Ansel Adams, one of our country’s foremost environmental activists,  had a long history of involvement with The Wilderness Society and other conservation groups like the Sierra Club.  He spent much of his time using his influence to protect the special places that he had photographed, writing thousands of letters, lobbying decision-makers, and fighting relentlessly against developing the places he loved.

All this and more about his life can be learned by visiting the collection, which is comprised of 75 of Adams’ finest prints arranged in lovely wooden frames.  An explanatory plaque notes that Adams gave these prints to The Wilderness Society as a gift, in honor of the collaboration that the organization and the photographer developed over the years.

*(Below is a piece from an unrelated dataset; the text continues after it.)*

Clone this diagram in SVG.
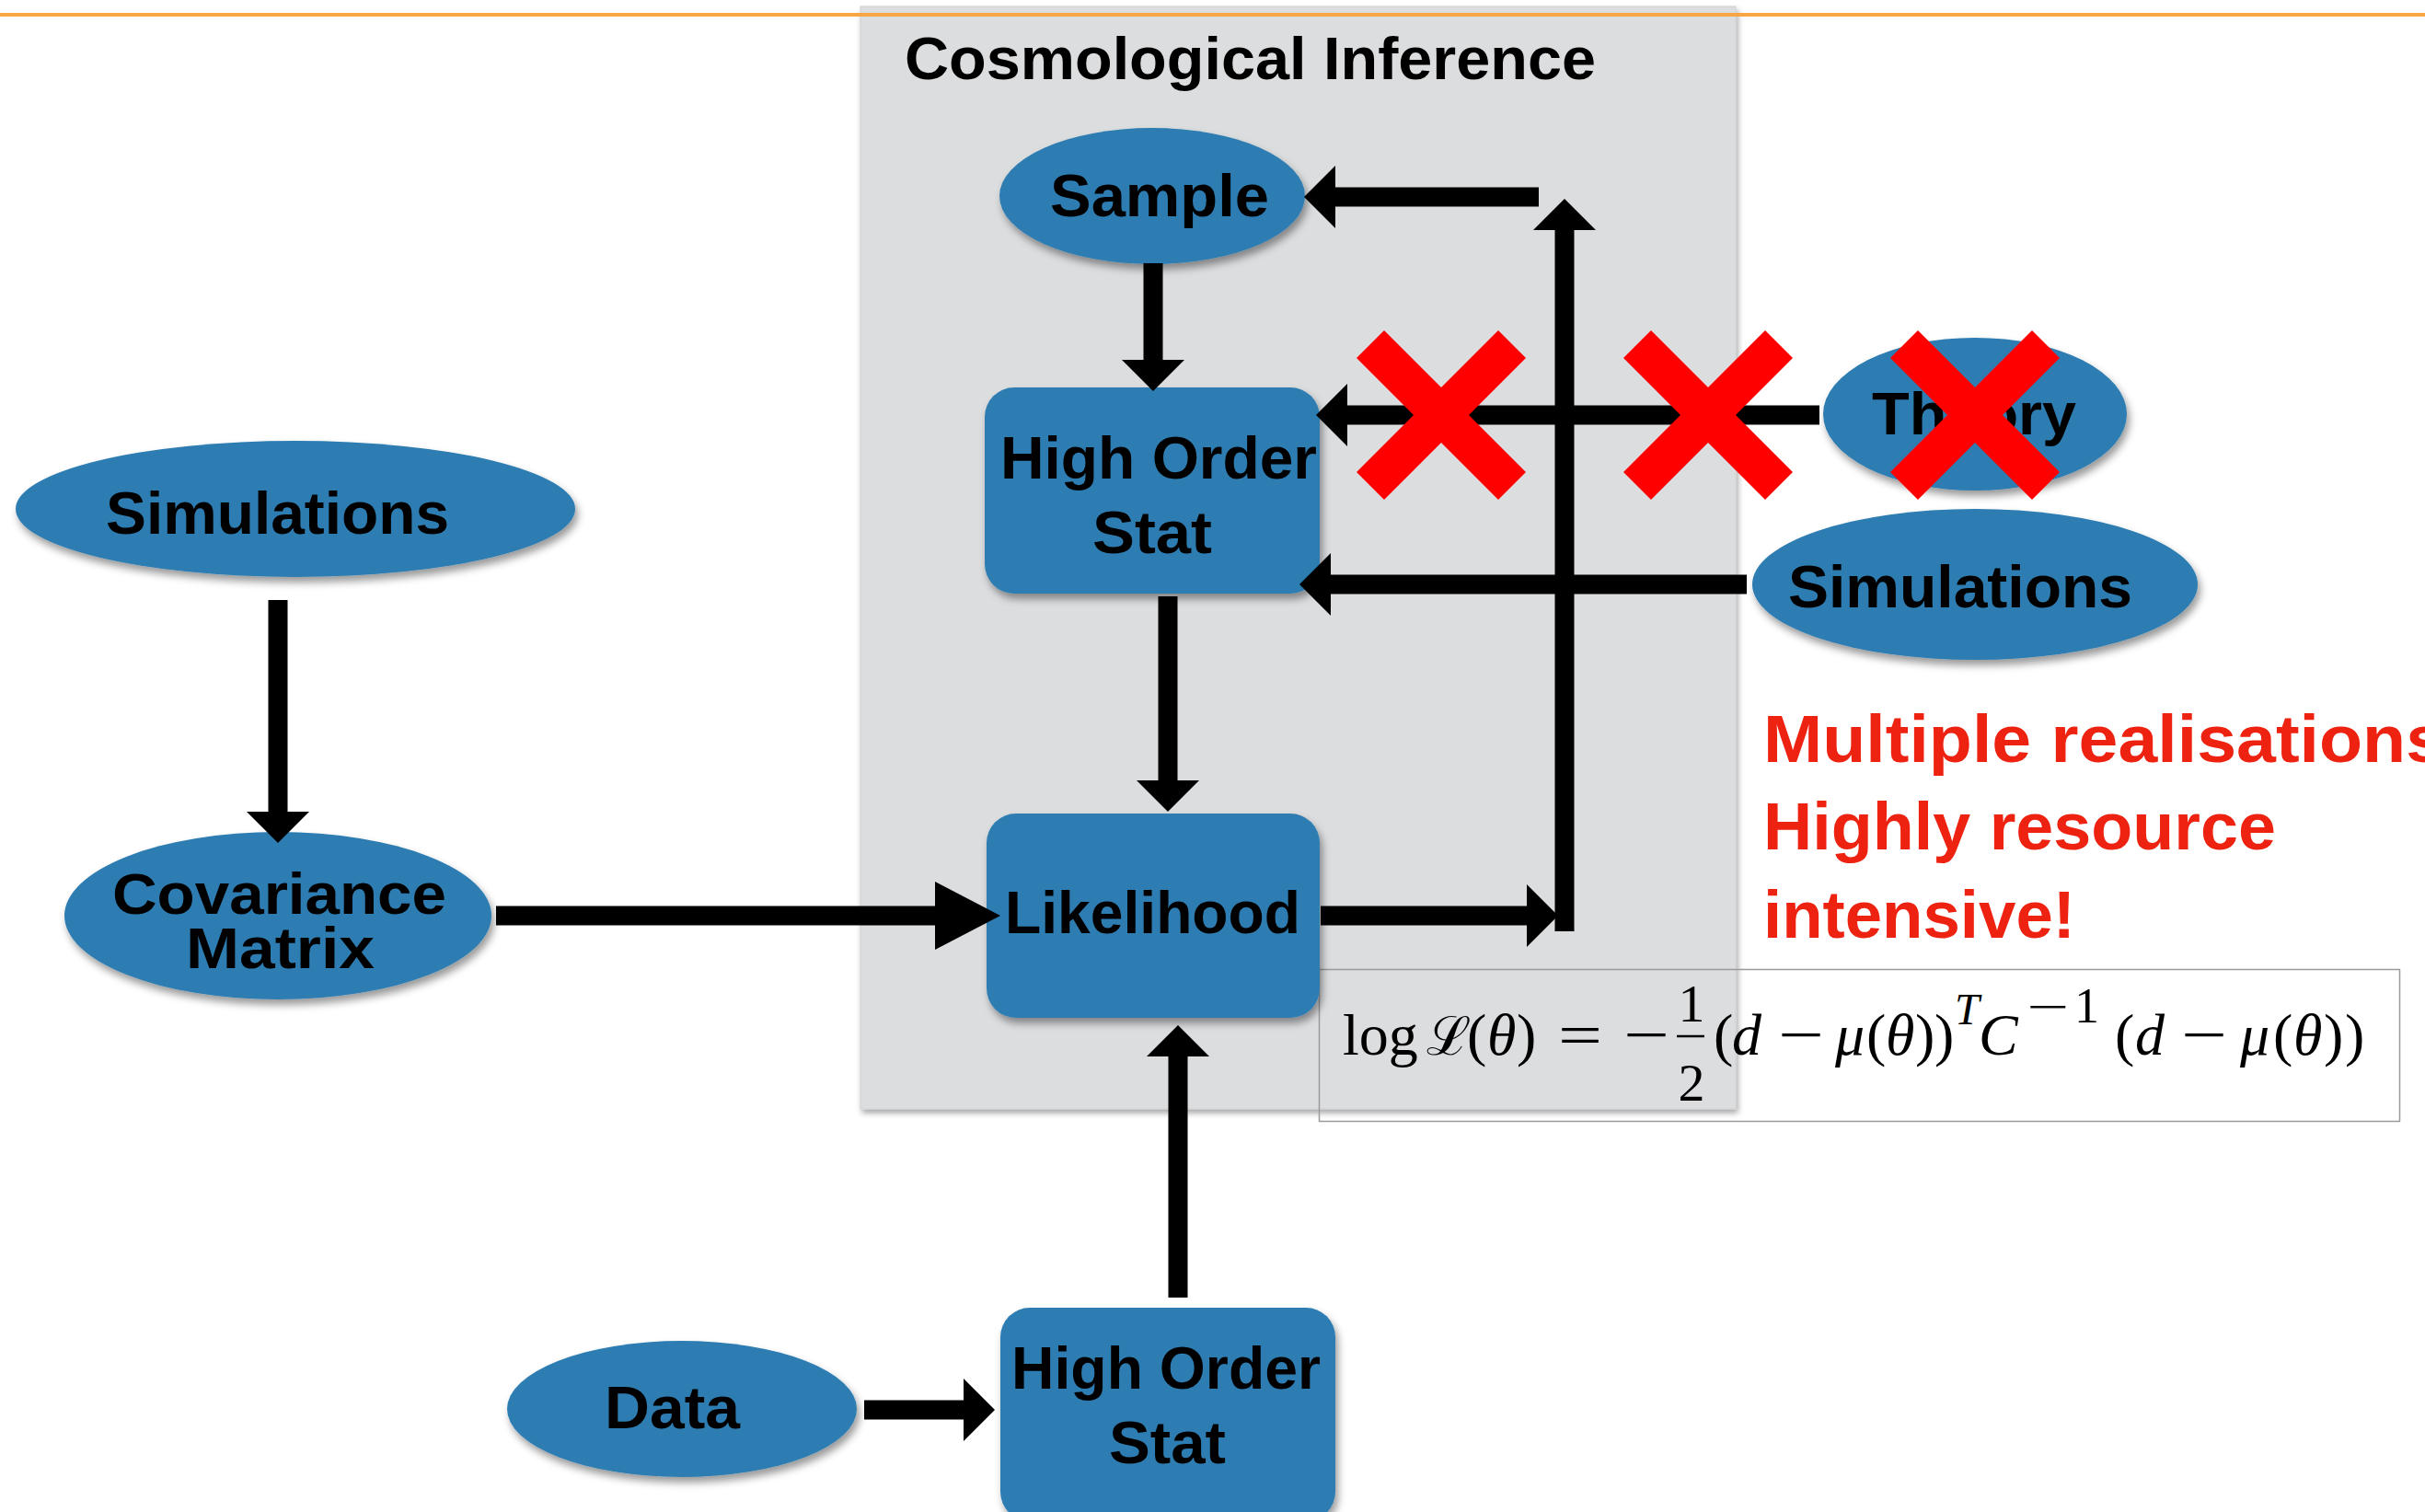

The Ansel Adams Collection is small, so you won’t need more than an hour to see it, but take the time to digest his work.  It is open weekdays from 10am-5pm, and there talk of keeping it open on weekends, but no decision as to when that will occur.  So, at this point you’ll just have take your lunch hour to browse a collection of beautiful black and white photographs of the natural world!

To visit:  The Wilderness Society is located on the first floor of an office building at 1615 M St. NW, phone: 202-833-2300.

Disclosure:  The author of this post is an employee of The Wilderness Society.